/Colombia to Reopen Its Borders to International Flights Starting Sept. 21

Colombia to Reopen Its Borders to International Flights Starting Sept. 21

With a population of 49 million, Colombia ranks sixth in the world for COVID-19, with 716,319 cases, as reported by the Johns Hopkins Coronavirus Resource Center. But the South American nation will gradually restart international flights beginning Sept. 21, the Minister of Transport Angela Maria Orozco announced last Thursday, according to Reuters.

International flights have been grounded since March in response to coronavirus concerns, with borders — including those by land, sea, and river — still closed. While the exact timeline and process has yet to be announced, Orozco said in a statement, “International flights will restart with a gradual first phase which will be announced shortly,” Reuters reports.

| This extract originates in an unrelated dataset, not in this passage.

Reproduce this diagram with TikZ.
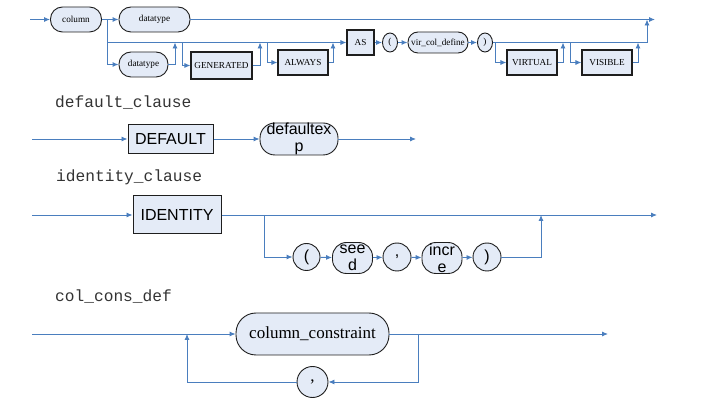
\documentclass[tikz,border=0pt]{standalone}
\usepackage{fontspec}
\setmainfont{Liberation Serif}
\newfontfamily\seriff{Liberation Serif}
\newfontfamily\sansf{Liberation Sans}
\setmonofont{Liberation Mono}
\usetikzlibrary{arrows.meta,shapes.geometric}
\definecolor{lineblue}{RGB}{74,126,190}
\definecolor{nodefill}{RGB}{228,235,247}
\definecolor{edge}{RGB}{30,30,30}
\tikzset{
  conn/.style={draw=lineblue,line width=0.9pt},
  arr/.style={conn,-{Latex[length=6pt,width=5pt]}},
  base/.style={draw=edge,fill=nodefill,inner sep=0pt,line width=0.9pt,align=center},
  rterm/.style={base,rectangle,rounded corners=#1},
  kbox/.style={base,rectangle,line width=1.1pt},
  oval/.style={base,ellipse},
  serifsm/.style={font=\seriff\fontsize{9.2}{10}\selectfont},
  sansbig/.style={font=\sansf\fontsize{16}{18}\selectfont},
  serifbig/.style={font=\seriff\fontsize{17}{19}\selectfont},
  title/.style={anchor=west,text=black!80,font=\ttfamily\fontsize{16.2}{18}\selectfont,inner sep=0pt}
}
\begin{document}
\begin{tikzpicture}[x=1pt,y=-1pt]
\useasboundingbox (0,0) rectangle (710,403);
% ---------- top row ----------
\node[rterm=12pt,serifsm,minimum width=51pt,minimum height=25pt] (column) at (76,19.5) {column};
\node[rterm=12pt,serifsm,minimum width=71pt,minimum height=25pt] (dt1) at (154.5,19.5) {datatype};
\node[rterm=12pt,serifsm,minimum width=49pt,minimum height=25pt] (dt2) at (143.5,64.5) {datatype};
\node[kbox,serifsm,minimum width=61pt,minimum height=27pt] (gen) at (221.5,65.5) {GENERATED};
\node[kbox,serifsm,minimum width=50pt,minimum height=25pt] (always) at (303,62.5) {ALWAYS};
\node[kbox,serifsm,minimum width=27pt,minimum height=25pt] (as) at (360.5,42.5) {AS};
\node[oval,serifsm,minimum width=15pt,minimum height=19pt] (lp) at (390,42.5) {(};
\node[rterm=10pt,serifsm,minimum width=60pt,minimum height=21pt] (vcd) at (438,42.5) {vir\_col\_define};
\node[oval,serifsm,minimum width=15pt,minimum height=19pt] (rp) at (485,42.5) {)};
\node[kbox,serifsm,minimum width=50pt,minimum height=25pt] (virt) at (532,62.5) {VIRTUAL};
\node[kbox,serifsm,minimum width=50pt,minimum height=25pt] (vis) at (607,62.5) {VISIBLE};
\coordinate (s1) at (30,19.5);
\coordinate (e1) at (655,19.5);
\coordinate (b1) at (107,19.5);
\coordinate (j1) at (175,42.5);
\coordinate (b2) at (182,42.5);
\coordinate (j2) at (260,42.5);
\coordinate (b3) at (267,42.5);
\coordinate (j3) at (333,42.5);
\coordinate (b4) at (495,42.5);
\coordinate (j4) at (563,42.5);
\coordinate (b5) at (570,42.5);
\coordinate (j5) at (638,42.5);
\coordinate (j9) at (647,19.5);
\draw[arr] (s1) -- (column);
\draw[arr] (column) -- (dt1);
\draw[arr] (dt1) -- (e1);
\draw[arr] (b1) |- (as);
\draw[arr] (b1) |- (dt2);
\draw[arr] (dt2) -| (j1);
\draw[arr] (b2) |- (gen);
\draw[arr] (gen) -| (j2);
\draw[arr] (b3) |- (always);
\draw[arr] (always) -| (j3);
\draw[arr] (as) -- (lp);
\draw[arr] (lp) -- (vcd);
\draw[arr] (vcd) -- (rp);
\draw[arr] (rp) -| (j9);
\draw[arr] (b4) |- (virt);
\draw[arr] (virt) -| (j4);
\draw[arr] (b5) |- (vis);
\draw[arr] (vis) -| (j5);
% ---------- default_clause ----------
\node[title] (t1) at (55,103) {default\_clause};
\node[kbox,line width=1pt,sansbig,minimum width=85pt,minimum height=29pt] (def) at (170.5,139) {DEFAULT};
\node[rterm=15pt,sansbig,minimum width=78pt,minimum height=32pt] (dexp) at (299,139) {defaultex\\[-1pt]p};
\coordinate (s2) at (32,139);
\coordinate (e2) at (416,139);
\draw[arr] (s2) -- (def);
\draw[arr] (def) -- (dexp);
\draw[arr] (dexp) -- (e2);
% ---------- identity_clause ----------
\node[title] (t2) at (56,177) {identity\_clause};
\node[kbox,line width=1pt,sansbig,minimum width=88pt,minimum height=38pt] (ident) at (177,215) {IDENTITY};
\node[base,circle,sansbig,minimum size=27pt] (lp2) at (306.5,257) {(};
\node[rterm=14pt,sansbig,minimum width=40pt,minimum height=31pt] (seed) at (352.5,258) {see\\[-1pt]d};
\node[base,circle,sansbig,minimum size=28pt] (cm1) at (397,257) {,};
\node[rterm=14pt,sansbig,minimum width=40pt,minimum height=31pt] (incr) at (442,258) {incr\\[-1pt]e};
\node[base,circle,sansbig,minimum size=28pt] (rp2) at (487,257) {)};
\coordinate (s3) at (32,215);
\coordinate (e3) at (657,215);
\coordinate (b6) at (264,215);
\coordinate (j6) at (541,215);
\draw[arr] (s3) -- (ident);
\draw[arr] (ident) -- (e3);
\draw[arr] (b6) |- (lp2);
\draw[arr] (lp2) -- (seed);
\draw[arr] (seed) -- (cm1);
\draw[arr] (cm1) -- (incr);
\draw[arr] (incr) -- (rp2);
\draw[arr] (rp2) -| (j6);
% ---------- col_cons_def ----------
\node[title] (t3) at (55,297) {col\_cons\_def};
\node[rterm=20pt,serifbig,minimum width=153pt,minimum height=42pt] (cc) at (312.5,334) {column\_constraint};
\node[base,circle,serifbig,minimum size=31pt] (cm2) at (312.5,382) {,};
\coordinate (s4) at (32,334);
\coordinate (e4) at (608,334);
\coordinate (l1) at (418,334);
\coordinate (l2) at (187,334);
\draw[arr] (s4) -- (cc);
\draw[arr] (cc) -- (e4);
\draw[arr] (l1) |- (cm2);
\draw[arr] (cm2) -| (l2);
\end{tikzpicture}
\end{document}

She added that destination countries, airport capacities, and airline interest will all play a role in which flights start up. Colombian President Iván Duque Márquez had previously announced reopening 15 airports in September, according to the International Air Transport Association.

City view of beautiful Medellin Colombia

To attempt to control the spread of COVID-19, Colombia entered a nationwide lockdown with stay-at-home orders in place for more than four months, eventually easing them on Sept. 1, while a national sanitation emergency remains until at least Nov. 1.

Border closures, as well as restrictions on leisure travel within the country, have had a profound effect on the nation’s growing tourism market, especially in Bogota and Cartagena, which have seen a rise in popularity in recent years.

Despite the Sept. 21 date being announced for international flights, the land and sea borders will remain closed until at least Oct. 1, Reuters reports. Colombian news site Semana reported that the first international flight leaving Colombia will be to Miami/Fort Lauderdale on Spirit Airlines. The flight is currently bookable for Sept. 19, and the first bookable reverse route departs on Sept. 26.

The State Department currently still has a Level 4 “Do Not Travel” advisory for Colombia, issued on Aug. 6. It states, “Do not travel to Colombia due to COVID-19. Exercise increased caution in Colombia due to crime, terrorism and kidnapping. Some areas have increased risk,” advising potential travelers to read the entire advisory before proceeding.